Just curious - what exactly do millipede eggs look like?  I've heard they look similar to centipede eggs, and then I've heard they look like millipede poo...just wondering what I should be looking for (hopefully)!  Thanks!

Nick


----------



## bugmankeith (Jun 21, 2006)

That albino millipede just looks like it recently shed its skin, giving it an albino appearance. We all know about the fabled "albino cockroach", which turned out to be one that just shed and hasnt got its full coloration yet. But from the looks it's different looking, very cool!


----------



## Elytra and Antenna (Jun 22, 2006)

zinto said:
			
		

> Just curious - what exactly do millipede eggs look like?  I've heard they look similar to centipede eggs, and then I've heard they look like millipede poo...just wondering what I should be looking for (hopefully)!  Thanks!
> 
> Nick


There are photos of some different millipede eggs in the millipede book.


----------



## Elytra and Antenna (Jun 22, 2006)

bugmankeith said:
			
		

> That albino millipede just looks like it recently shed its skin, giving it an albino appearance. We all know about the fabled "albino cockroach", which turned out to be one that just shed and hasnt got its full coloration yet. But from the looks it's different looking, very cool!


 There are 4 in that picture.
Millipedes aren't like insects in that they don't lose all their color after a molt, they will be visibly paler but still the same coloration. 
Like vertebrate albinos it's not a lack of all pigment, yellows and reds are a different pigment and are retained. The albino millipedes still have the pink banding between the segments and pink eyes.


----------



## Elytra and Antenna (Dec 23, 2006)

Interesting update:
The second batch produced only two normal color babies out of hundreds. It would appear the normal color form is dominant as the female had been exposed to a normal male a year before the first batch (that resulted in 25% normal coloration), and two years before the second. A number of breedings with the albino male (and a year) I thought would ensure no remnants but the statistically impossible difference between the first and second batches might only be explained by long term sperm storage and split paternity known in some other arthropods. Anyone familiar with genetics have a different possible conclusion?


----------



## Elytra and Antenna (Dec 23, 2006)

Ganoderma said:


> nice millipede!  could it have mated with another?  can millipedes have more than one father?  store sperm?

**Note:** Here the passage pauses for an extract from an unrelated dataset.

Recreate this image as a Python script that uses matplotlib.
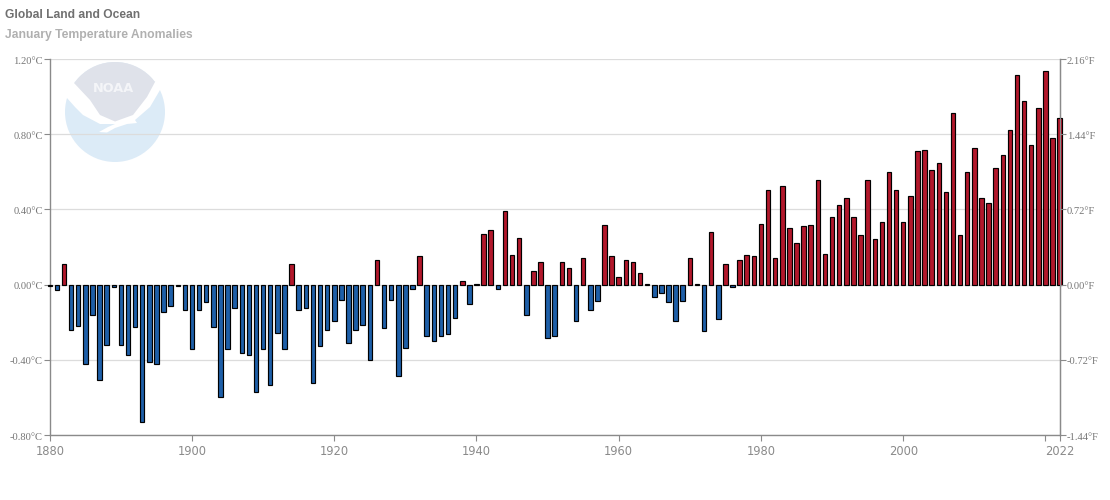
import matplotlib
matplotlib.use('Agg')
import matplotlib.pyplot as plt
from matplotlib.patches import Circle, Polygon
from matplotlib.transforms import ScaledTranslation

# January anomalies in deg C
first_year = 1880
anomalies_1880s = [-0.01, -0.03, 0.11, -0.24, -0.22, -0.42, -0.16, -0.51, -0.32, -0.015]
anomalies_1890s = [-0.32, -0.375, -0.225, -0.73, -0.41, -0.42, -0.145, -0.115, -0.005, -0.135]
anomalies_1900s = [-0.34, -0.135, -0.09, -0.225, -0.60, -0.34, -0.125, -0.365, -0.375, -0.57]
anomalies_1910s = [-0.34, -0.535, -0.26, -0.34, 0.11, -0.135, -0.125, -0.525, -0.325, -0.24]
anomalies_1920s = [-0.195, -0.08, -0.31, -0.24, -0.215, -0.40, 0.13, -0.23, -0.08, -0.485]
anomalies_1930s = [-0.335, -0.025, 0.15, -0.275, -0.30, -0.275, -0.265, -0.175, 0.02, -0.105]
anomalies_1940s = [0.005, 0.27, 0.29, -0.025, 0.39, 0.155, 0.25, -0.16, 0.07, 0.12]
anomalies_1950s = [-0.285, -0.275, 0.12, 0.09, -0.195, 0.14, -0.135, -0.085, 0.315, 0.15]
anomalies_1960s = [0.04, 0.13, 0.12, 0.06, 0.005, -0.065, -0.045, -0.095, -0.195, -0.085]
anomalies_1970s = [0.14, 0.005, -0.245, 0.28, -0.185, 0.11, -0.015, 0.13, 0.155, 0.15]
anomalies_1980s = [0.325, 0.505, 0.14, 0.525, 0.30, 0.22, 0.31, 0.315, 0.555, 0.165]
anomalies_1990s = [0.36, 0.425, 0.46, 0.36, 0.265, 0.555, 0.245, 0.335, 0.60, 0.505]
anomalies_2000s = [0.335, 0.47, 0.71, 0.715, 0.61, 0.645, 0.495, 0.915, 0.265, 0.60]
anomalies_2010s = [0.725, 0.46, 0.435, 0.62, 0.69, 0.825, 1.115, 0.975, 0.745, 0.94]
anomalies_2020s = [1.135, 0.78, 0.885]

c_ticks = [-0.8, -0.4, 0.0, 0.4, 0.8, 1.2]
c_labels = ['-0.80°C', '-0.40°C', '0.00°C', '0.40°C', '0.80°C', '1.20°C']
f_ticks = [-1.44, -0.72, 0.0, 0.72, 1.44, 2.16]
f_labels = ['-1.44°F', '-0.72°F', '0.00°F', '0.72°F', '1.44°F', '2.16°F']
year_ticks = [1880, 1900, 1920, 1940, 1960, 1980, 2000, 2020, 2022]
year_labels = ['1880', '1900', '1920', '1940', '1960', '1980', '2000', '', '2022']

anomalies = (anomalies_1880s + anomalies_1890s + anomalies_1900s + anomalies_1910s
             + anomalies_1920s + anomalies_1930s + anomalies_1940s + anomalies_1950s
             + anomalies_1960s + anomalies_1970s + anomalies_1980s + anomalies_1990s
             + anomalies_2000s + anomalies_2010s + anomalies_2020s)
years = [first_year + i for i in range(len(anomalies))]

W, H = 1110, 500
AXIS_COLOR = '#8a8a8a'
fig = plt.figure(figsize=(W / 100, H / 100), dpi=100)

# logo sits in its own pixel-space axes, behind the chart
bg = fig.add_axes([0, 0, 1, 1], zorder=0)
bg.set_xlim(0, W)
bg.set_ylim(H, 0)
bg.axis('off')
disc = Circle((115, 112), 50, fc='#dcebf7', ec='none')
bg.add_patch(disc)
upper = Polygon([(60, 50), (170, 50), (170, 85), (156, 84), (148, 99), (134, 116), (115, 123),
                 (99, 116), (89, 101), (74, 85), (60, 84)],
                fc='#dfe2ea', ec='none')
bg.add_patch(upper)
upper.set_clip_path(disc)
swoosh = [(62, 78), (74, 83), (90, 100), (100, 115), (115, 121.5), (133, 115), (147, 97),
          (155, 82), (163, 82), (160, 90), (150, 107), (135, 120), (137, 123), (127, 124),
          (115, 128), (107, 132.5), (99, 132), (108, 127), (115, 124), (100, 124), (83, 115),
          (75, 107), (67, 98), (60, 95)]
bg.add_patch(Polygon(swoosh, fc='white', ec='none'))
bg.text(114, 88.5, 'NOAA', color='#f4f5f8', fontsize=9.3, fontweight='bold',
        family='DejaVu Sans', ha='center', va='center')

ax = fig.add_axes([49.8 / W, 1 - 435 / H, (1060 - 49.8) / W, (435 - 59) / H], zorder=1)
ax.patch.set_alpha(0)
ax.set_xlim(1880, 2022.05)
ax.set_ylim(-0.8, 1.2)

colors = ['#b2182b' if v >= 0 else '#1e5fa8' for v in anomalies]
bars = ax.bar(years, anomalies, width=0.63, color=colors, edgecolor='black', linewidth=0.85, zorder=3)
for b in bars:
    b.set_clip_on(False)

ax.set_yticks(c_ticks)
ax.set_yticklabels(c_labels, family='Liberation Serif', fontsize=7.6, color='#777777')
ax.set_xticks(year_ticks)
ax.set_xticklabels(year_labels, family='DejaVu Sans', fontsize=8.3, color='#8a8a8a')
ax.grid(axis='y', color='#dcdcdc', linewidth=0.9, zorder=0)
ax.set_axisbelow(True)
ax.tick_params(axis='y', length=4, width=0.8, color=AXIS_COLOR, pad=1)
ax.tick_params(axis='x', length=4, width=0.8, color=AXIS_COLOR, pad=3.5)
for side in ['left', 'bottom', 'right']:
    ax.spines[side].set_color(AXIS_COLOR)
    ax.spines[side].set_linewidth(1.0)
ax.spines['top'].set_visible(False)

ax_f = ax.twinx()
ax_f.set_ylim(-1.44, 2.16)
ax_f.set_yticks(f_ticks)
ax_f.set_yticklabels(f_labels, family='Liberation Serif', fontsize=7.6, color='#777777')
ax_f.tick_params(axis='y', length=4, width=0.8, color=AXIS_COLOR, pad=1)
ax_f.spines['top'].set_visible(False)
ax_f.spines['left'].set_visible(False)
ax_f.spines['bottom'].set_visible(False)
ax_f.spines['right'].set_color(AXIS_COLOR)

# y labels sit a pixel lower in the original
nudge = ScaledTranslation(0, -1 / 100, fig.dpi_scale_trans)
for lab in ax.get_yticklabels() + ax_f.get_yticklabels():
    lab.set_transform(lab.get_transform() + nudge)

fig.text(5 / W, 1 - 15 / H, 'Global Land and Ocean', family='Liberation Sans', fontweight='bold',
         fontsize=8.65, color='#707070', va='center')
fig.text(5 / W, 1 - 35 / H, 'January Temperature Anomalies', family='Liberation Sans',
         fontweight='bold', fontsize=8.75, color='#b0b0b0', va='center')

fig.savefig('out.png', dpi=100)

 At this point all three appear to be a yes.


----------



## Elytra and Antenna (Oct 3, 2007)

The turnaround time was much faster than I expected on these! I just came across eggs through 2nd instar from the adults reared from the first batch.


----------



## Black Widow88 (Oct 4, 2007)

Crunchie said:


> Sounds excellent! Really wish I could get my hands on that book though


This book is going one my wish list! Thank you for telling me about it. And don't worry you will get your hands on the book if you really want it and are willing to do anything to get your hands on it ( just make sure no one gets killed lol! ). Try  www.amazon.com and see what they have to say on it.

It's worked for me when ever I spot an insect or spider book that I want. And I have to admit that I've gotten alot of stuff off of there too. Currently they're insect & spider books on there that are around $100.00 that I would like. One for x-mas and one for my b-day.

And then there's B&N too. Wishing you luck!



> ....and the female is forming egg capsules....


Wait...._what?_ Millies lay eggs capsules?! Since when? I've always thought that they lay eggs! What do they look like?

Black Widow88


----------